Todos os anos, em dezembro, as empresas multinacionais costumam enviar parte dos seus lucros para as matrizes e bancos por razões tributárias e de risco desmontam posições, o que pressiona o mercado cambial. Em 2024, o fator sazonal se somou ao caos gerado principalmente pelo anúncio desastroso de um pequeno pacote de desaceleração do crescimento das despesas públicas, acompanhado de corte de impostos. O que fez com que muitos brasileiros, temendo perda adicional de credibilidade da política econômica, enviassem parte de seus recursos para o exterior. A eleição de Trump e os primeiros anúncios de medidas, atraíram ainda mais recursos para os EUA e fortaleceram o dólar.

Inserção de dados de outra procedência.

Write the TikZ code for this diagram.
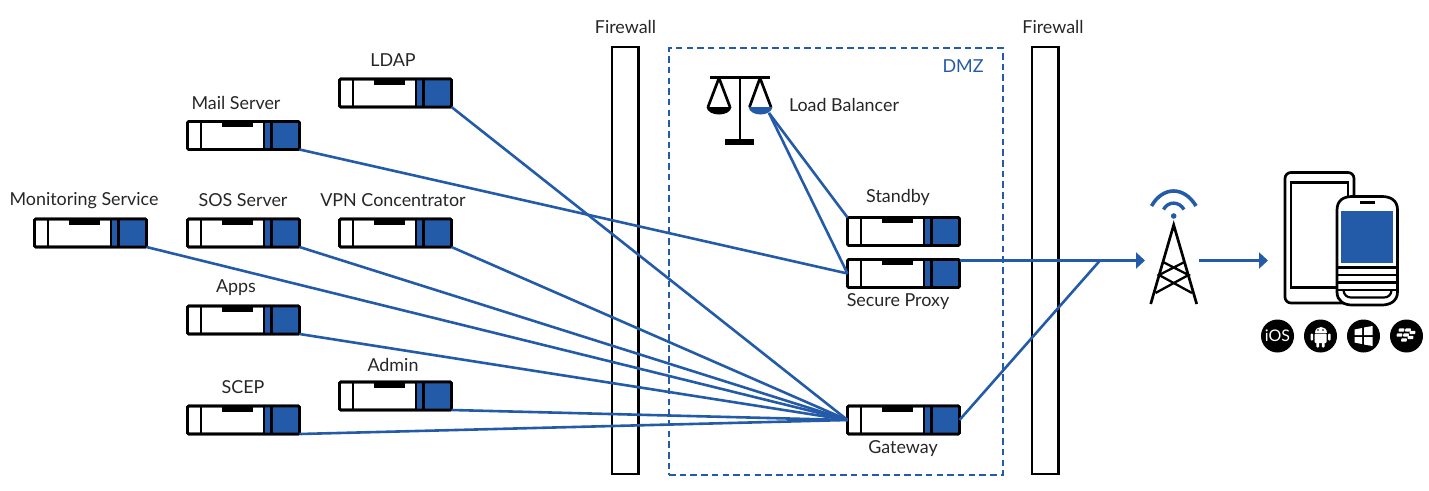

As reservas internacionais foram importantes para amenizar o movimento de saídas de recursos do país em dezembro. O final do ano tem uma sazonalidade de envio de recursos para o exterior, especialmente por empresas e bancos, e em 2024 a pressão foi potencializada pela crise doméstica e pelo fortalecimento do dólar no mundo.

Em dezembro, o Banco Central usou mais de US$30 bilhões das reservas, sendo US$22 bilhões em venda de dólar à vista e US$11 bilhões em linhas com compromisso de recompra. Como esses últimos não afetam o cálculo, as reservas mantidas pelo BC caíram de US$367 bilhões para US$342 bilhões. Considerando os swaps cambiais, a posição do BC em moeda estrangeira é superior a US$230 bilhões.

Já faz muito tempo que não há compras de moeda estrangeira, então pode haver preocupação com a adequação das reservas internacionais do Brasil. Entretanto, as métricas usadas para essa avaliação mostram que o Banco Central tem tranquilidade para atuar em momentos de crise. As reservas equivalem a 16 meses de importação e mais de 3,5 vezes a dívida externa pública e privada que vence nos próximos 12 meses.

A relação com o agregado monetário, M2 – que soma base monetária, depósitos à vista e a prazo, fundos e títulos – serve para medir quanto as reservas aguentam caso os brasileiros decidam enviar seus recursos para o exterior. Atualmente a cobertura é de 30% do M2, nível considerado adequado.

Independente da adequação das reservas, a teoria de finanças mostra que para a grande maioria das pessoas, é importante manter parte de seus investimentos no exterior. Períodos como o que vivemos no ano passado nos lembram disso. O objetivo principal não é ganhar com a desvalorização do câmbio, mas adicionar ativos com menor correlação ao resto do patrimônio e da renda.

A facilidade de enviar recursos ao exterior e acessar diversas classes de ativos direto de um aplicativo facilitou e tornou muito mais econômico e democrático a diversificação internacional. Os ETFs, fundos listados que podem ser comprados e vendidos nas bolsas, tiveram o mesmo efeito. É possível ter uma carteira de títulos públicos de diversos países, títulos de empresas de diversas faixas de risco, moedas, commodities, fundos imobiliários e ações globais ou de setores que não encontramos no Brasil apenas com ETFs.

Os brasileiros possuem um dos menores percentuais de investimento no exterior no mundo, provavelmente fruto das barreiras tecnológicas e legais do passado e da elevada taxa de juros doméstica. A facilidade e o baixo custo de acesso a fundos e a ações no mundo todo, especialmente fundos listados, os ETFs, estimulam a diversificação internacional, que é um consenso na teoria de finanças.

O Brasil tem nível adequado de reservas, mas não possui déficits no balanço de pagamentos. O objetivo dessa alocação internacional não é apenas proteção contra algum cenário de cauda ou grande desvalorização cambial, mas uma estratégia de longo prazo para melhorar a relação risco/retorno das carteiras.